(WORK TO DO): How many lines of the data include the string "this"? State the number and nothing else.

Items from a dataset:
%%

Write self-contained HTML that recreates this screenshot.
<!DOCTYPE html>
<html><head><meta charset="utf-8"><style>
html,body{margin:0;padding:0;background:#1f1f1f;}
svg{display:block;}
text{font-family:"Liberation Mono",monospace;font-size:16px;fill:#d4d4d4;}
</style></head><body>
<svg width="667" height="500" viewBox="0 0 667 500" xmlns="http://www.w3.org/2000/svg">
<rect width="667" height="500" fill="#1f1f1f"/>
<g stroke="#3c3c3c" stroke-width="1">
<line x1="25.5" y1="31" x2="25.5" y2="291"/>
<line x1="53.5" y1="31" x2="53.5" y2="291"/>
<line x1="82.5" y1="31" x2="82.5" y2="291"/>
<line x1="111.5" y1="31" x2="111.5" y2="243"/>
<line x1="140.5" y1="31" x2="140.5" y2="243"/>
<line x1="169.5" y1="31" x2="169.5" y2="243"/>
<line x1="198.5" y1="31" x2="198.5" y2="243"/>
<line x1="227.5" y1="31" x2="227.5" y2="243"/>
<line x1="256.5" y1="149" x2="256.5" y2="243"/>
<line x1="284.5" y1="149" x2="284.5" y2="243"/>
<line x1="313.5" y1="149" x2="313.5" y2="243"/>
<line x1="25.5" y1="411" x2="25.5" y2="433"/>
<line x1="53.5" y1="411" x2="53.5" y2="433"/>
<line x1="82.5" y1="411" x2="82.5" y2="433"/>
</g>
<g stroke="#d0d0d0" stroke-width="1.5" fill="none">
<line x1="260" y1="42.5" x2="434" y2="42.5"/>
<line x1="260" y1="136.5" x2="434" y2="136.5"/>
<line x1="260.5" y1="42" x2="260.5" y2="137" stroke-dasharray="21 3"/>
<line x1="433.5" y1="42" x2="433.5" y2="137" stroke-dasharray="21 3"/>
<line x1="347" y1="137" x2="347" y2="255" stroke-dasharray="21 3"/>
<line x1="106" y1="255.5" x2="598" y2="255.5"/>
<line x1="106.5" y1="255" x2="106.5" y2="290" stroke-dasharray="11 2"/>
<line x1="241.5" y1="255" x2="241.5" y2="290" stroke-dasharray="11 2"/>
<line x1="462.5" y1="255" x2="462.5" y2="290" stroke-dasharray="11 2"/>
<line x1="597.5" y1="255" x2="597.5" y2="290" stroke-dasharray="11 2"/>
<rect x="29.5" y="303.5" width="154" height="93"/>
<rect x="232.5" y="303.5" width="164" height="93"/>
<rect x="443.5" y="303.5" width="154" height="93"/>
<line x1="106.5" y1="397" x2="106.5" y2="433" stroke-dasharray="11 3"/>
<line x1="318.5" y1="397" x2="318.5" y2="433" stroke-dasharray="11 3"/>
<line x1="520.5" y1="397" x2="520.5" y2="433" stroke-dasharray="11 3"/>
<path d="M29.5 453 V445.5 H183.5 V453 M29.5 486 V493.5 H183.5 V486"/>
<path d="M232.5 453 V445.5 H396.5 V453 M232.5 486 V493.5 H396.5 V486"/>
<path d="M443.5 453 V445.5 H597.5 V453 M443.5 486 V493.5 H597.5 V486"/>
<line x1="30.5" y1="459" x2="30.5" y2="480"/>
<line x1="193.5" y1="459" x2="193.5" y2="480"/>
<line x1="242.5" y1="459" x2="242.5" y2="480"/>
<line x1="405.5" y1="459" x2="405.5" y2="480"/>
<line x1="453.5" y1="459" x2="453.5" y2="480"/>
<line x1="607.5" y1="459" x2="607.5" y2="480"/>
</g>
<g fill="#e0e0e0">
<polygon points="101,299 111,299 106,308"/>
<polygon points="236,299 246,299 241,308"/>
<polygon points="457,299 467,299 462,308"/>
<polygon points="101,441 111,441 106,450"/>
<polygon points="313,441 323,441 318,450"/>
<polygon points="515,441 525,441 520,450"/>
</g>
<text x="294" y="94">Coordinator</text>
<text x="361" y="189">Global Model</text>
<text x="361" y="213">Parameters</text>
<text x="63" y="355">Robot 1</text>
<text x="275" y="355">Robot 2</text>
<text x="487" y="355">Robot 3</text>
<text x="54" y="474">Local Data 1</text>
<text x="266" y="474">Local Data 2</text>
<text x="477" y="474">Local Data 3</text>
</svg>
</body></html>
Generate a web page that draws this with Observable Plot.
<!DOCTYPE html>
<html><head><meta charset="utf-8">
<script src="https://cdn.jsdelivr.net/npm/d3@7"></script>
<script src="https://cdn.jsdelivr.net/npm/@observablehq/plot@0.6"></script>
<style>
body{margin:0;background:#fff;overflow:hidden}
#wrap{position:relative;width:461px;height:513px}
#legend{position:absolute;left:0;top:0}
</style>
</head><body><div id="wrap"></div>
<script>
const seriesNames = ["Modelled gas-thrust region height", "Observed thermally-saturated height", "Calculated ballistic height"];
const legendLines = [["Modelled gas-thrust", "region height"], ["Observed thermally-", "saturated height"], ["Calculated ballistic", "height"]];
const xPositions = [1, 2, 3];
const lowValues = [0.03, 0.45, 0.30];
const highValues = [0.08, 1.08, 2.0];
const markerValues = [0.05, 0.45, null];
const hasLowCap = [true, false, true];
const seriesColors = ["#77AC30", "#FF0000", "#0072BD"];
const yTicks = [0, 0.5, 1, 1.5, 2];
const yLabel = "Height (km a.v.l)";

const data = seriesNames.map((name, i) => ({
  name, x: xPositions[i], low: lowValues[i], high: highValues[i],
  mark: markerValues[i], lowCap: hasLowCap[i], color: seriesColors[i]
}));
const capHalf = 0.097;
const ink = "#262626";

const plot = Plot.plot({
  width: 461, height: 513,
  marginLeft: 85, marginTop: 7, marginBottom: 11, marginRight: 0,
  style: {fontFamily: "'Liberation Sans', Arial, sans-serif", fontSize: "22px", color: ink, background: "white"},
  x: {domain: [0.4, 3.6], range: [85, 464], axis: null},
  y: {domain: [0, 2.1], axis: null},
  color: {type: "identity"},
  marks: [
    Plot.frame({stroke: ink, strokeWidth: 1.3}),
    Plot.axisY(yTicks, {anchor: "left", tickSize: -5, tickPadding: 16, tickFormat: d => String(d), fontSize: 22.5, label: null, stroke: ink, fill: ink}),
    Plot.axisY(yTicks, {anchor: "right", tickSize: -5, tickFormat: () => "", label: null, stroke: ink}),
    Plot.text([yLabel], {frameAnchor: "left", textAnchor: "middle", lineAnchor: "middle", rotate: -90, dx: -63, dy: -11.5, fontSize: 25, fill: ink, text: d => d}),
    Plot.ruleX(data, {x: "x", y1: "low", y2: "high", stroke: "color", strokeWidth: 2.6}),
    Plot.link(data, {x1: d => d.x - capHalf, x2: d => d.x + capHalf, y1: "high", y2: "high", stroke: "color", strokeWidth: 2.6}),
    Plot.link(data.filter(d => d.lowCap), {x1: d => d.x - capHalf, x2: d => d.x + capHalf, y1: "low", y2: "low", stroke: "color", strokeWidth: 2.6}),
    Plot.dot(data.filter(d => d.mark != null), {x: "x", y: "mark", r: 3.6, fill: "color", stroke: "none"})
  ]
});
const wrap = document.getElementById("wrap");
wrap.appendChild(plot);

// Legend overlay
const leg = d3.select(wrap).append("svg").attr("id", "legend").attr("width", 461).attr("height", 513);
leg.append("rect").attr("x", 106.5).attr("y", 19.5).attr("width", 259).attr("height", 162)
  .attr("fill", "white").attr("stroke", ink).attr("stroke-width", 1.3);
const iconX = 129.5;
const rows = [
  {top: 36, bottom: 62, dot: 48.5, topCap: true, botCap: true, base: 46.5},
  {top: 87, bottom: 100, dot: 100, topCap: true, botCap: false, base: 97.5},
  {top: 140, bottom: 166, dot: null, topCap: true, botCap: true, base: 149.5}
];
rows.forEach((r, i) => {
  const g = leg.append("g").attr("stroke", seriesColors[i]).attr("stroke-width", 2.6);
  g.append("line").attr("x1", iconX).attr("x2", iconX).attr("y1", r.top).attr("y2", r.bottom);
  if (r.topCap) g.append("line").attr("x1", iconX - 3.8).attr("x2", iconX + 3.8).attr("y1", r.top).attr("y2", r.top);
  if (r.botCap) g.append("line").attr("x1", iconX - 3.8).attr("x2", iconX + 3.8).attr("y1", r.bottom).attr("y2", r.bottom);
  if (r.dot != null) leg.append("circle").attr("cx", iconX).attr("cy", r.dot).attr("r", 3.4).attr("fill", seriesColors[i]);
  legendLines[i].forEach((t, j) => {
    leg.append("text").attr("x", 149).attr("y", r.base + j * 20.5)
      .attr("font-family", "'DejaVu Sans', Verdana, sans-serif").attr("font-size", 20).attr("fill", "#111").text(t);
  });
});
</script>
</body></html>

%%

(TASK SOLUTION): 2